Dada de baja en el ejercicio activo de la profesión, mis únicos nexos de unión con el mundo de la abogacía son los amigos abogados que siguen en él y La Toga, que leo con atención cuando me llega y de la que saco buen provecho en todos los sentidos.

He leído con admiración el artículo enviado por nuestro compañero Luis Francisco del Castillo Torres (“La mejor lección de mi Maestro”), en el número de marzo-abril, y quisiera apuntar simplemente la reflexión que me ha sugerido.

No está de moda, pero veo importante resaltar la importancia y el alto valor positivo del perdón (en nuestra profesión entiendo que es esencial), que en ámbitos cristianos también se llama misericordia. Ahora que casi cualquier manifestación cristiana, por el hecho de serlo, está en la picota y es objeto de ataques más o menos directos, me parece que debería resaltarse y fomentarse la capacidad de perdón que el ser cristiano lleva consigo (pero que no es exclusiva del cristianismo, gracias a Dios). Cualquier cristiano debe saber perdonar como perdonó en su día el padre de este compañero nuestro; y cualquier persona, sin merma de la justicia, debe saber ejercer esta utilísima  herramienta de convivencia.

Y el perdón debe ser completo: no es compatible con ese viejo subterfugio que se resume en la frase “yo perdono, pero no olvido”. El padre de nuestro compañero se empeñó no sólo en perdonar, sino también en olvidar y en hacer que su familia olvidase aunque no quisieran, sin cargar a generaciones futuras con ninguna clase de odio ni rencores por el pasado.

Mi abuela siempre nos cuenta que en la guerra ella perdió a un tío abuelo suyo por las manos de un bando, y a un primo mayor (al que por cierto adoraba) por manos del otro, por lo que siempre termina con la misma frase: todos eran iguales, todos de la misma cuerda. No había bandos buenos ni malos, en la guerra civil ningún bando fue justo, en ambos se cometieron actos espantosos, injustificables, inhumanos.

Creo que la actitud del padre de nuestro compañero es la que todos debemos imitar, porque alimentar ese recuerdo enconado de los años de la guerra, y de los que los precedieron y sucedieron, no ayuda a construir una sola sociedad, sino que fomenta la perpetuación de los antagonismos en las generaciones que se van sucediendo. La guerra se acabó hace sesenta y cinco años. Ensalzar y desenterrar las víctimas de un bando y luego las del otro bando, en pro de la justicia o de la memoria histórica solamente lleva de nuevo a la división y está demostrado que no pacifica ni mejora la convivencia.

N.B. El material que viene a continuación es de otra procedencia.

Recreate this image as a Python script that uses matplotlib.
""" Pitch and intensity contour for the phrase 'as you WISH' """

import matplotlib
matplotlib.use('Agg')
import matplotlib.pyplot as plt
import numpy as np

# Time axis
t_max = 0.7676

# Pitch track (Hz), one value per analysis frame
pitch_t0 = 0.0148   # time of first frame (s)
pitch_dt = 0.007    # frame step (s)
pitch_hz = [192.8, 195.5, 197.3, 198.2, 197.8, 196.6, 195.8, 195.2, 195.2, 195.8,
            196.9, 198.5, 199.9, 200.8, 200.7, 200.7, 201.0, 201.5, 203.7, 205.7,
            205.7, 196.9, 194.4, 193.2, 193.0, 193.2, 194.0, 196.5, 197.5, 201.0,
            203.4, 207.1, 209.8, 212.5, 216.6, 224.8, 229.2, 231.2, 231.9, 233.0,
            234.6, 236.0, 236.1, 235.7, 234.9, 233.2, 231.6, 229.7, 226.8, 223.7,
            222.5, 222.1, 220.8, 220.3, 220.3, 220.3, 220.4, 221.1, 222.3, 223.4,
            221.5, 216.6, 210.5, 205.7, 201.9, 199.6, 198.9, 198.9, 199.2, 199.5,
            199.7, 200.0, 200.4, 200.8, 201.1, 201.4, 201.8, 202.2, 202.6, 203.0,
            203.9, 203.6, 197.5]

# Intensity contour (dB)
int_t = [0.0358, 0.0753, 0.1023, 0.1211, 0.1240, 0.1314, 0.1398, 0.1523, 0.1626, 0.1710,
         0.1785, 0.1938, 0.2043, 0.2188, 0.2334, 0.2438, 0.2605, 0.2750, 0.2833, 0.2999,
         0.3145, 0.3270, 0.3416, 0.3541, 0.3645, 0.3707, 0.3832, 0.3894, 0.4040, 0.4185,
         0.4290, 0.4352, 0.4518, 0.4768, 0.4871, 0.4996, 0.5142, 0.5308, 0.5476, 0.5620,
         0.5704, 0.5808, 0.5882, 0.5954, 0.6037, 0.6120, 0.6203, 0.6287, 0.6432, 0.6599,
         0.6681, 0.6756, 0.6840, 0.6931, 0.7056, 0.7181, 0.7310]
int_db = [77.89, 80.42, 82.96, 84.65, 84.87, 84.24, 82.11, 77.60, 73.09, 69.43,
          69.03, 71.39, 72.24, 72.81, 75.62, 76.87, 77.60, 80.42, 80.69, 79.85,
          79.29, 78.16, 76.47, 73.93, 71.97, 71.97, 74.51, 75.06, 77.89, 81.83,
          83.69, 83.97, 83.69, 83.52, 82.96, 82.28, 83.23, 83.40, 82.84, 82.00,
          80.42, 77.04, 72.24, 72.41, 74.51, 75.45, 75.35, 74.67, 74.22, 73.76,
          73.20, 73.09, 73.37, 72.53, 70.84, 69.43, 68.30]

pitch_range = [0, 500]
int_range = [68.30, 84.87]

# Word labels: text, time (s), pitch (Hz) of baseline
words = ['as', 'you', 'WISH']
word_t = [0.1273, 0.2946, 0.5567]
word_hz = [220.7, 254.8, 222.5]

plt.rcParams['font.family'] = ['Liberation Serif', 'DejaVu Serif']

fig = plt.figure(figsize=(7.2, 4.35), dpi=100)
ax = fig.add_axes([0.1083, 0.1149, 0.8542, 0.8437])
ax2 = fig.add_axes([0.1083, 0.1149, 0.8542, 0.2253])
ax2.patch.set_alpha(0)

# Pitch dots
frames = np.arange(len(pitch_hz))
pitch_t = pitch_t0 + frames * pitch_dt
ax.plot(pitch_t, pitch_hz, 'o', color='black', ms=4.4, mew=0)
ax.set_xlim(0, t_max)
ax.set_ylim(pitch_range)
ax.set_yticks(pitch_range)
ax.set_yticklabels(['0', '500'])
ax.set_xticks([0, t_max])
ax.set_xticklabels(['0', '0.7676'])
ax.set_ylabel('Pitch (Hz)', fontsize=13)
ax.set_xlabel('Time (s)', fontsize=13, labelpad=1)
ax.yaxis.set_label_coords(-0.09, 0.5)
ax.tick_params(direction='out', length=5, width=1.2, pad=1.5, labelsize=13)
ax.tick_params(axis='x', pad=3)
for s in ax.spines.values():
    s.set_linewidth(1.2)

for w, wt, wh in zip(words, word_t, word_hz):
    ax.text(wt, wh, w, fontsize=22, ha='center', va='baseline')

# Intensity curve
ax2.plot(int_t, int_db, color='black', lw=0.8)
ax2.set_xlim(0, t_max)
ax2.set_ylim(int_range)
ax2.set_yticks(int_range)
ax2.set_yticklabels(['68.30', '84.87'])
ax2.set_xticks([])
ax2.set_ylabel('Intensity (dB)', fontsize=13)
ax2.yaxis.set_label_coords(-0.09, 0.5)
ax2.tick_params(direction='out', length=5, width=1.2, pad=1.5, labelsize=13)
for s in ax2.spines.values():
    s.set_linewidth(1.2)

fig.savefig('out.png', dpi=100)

El padre de nuestro compañero legó a éste y a sus descendientes el fruto del perdón, que es la paz y la concordia, de forma que ni nuestro compañero ni sus hijos sabrán tan siquiera el nombre del que casi ocasiona la muerte de su padre y abuelo. Ya es hora de que muchos tomen nota y piensen qué quieren dejar a sus hijos y nietos en herencia.

Si la justicia no va acompañada del perdón, corre el riesgo de convertirse en venganza institucionalizada. Como nuestro querido Juan Pablo II se hartó de decir, la paz es fruto de la justicia, pero la justicia bien entendida no está reñida con el perdón, que tiene exactamente ese mismo objetivo.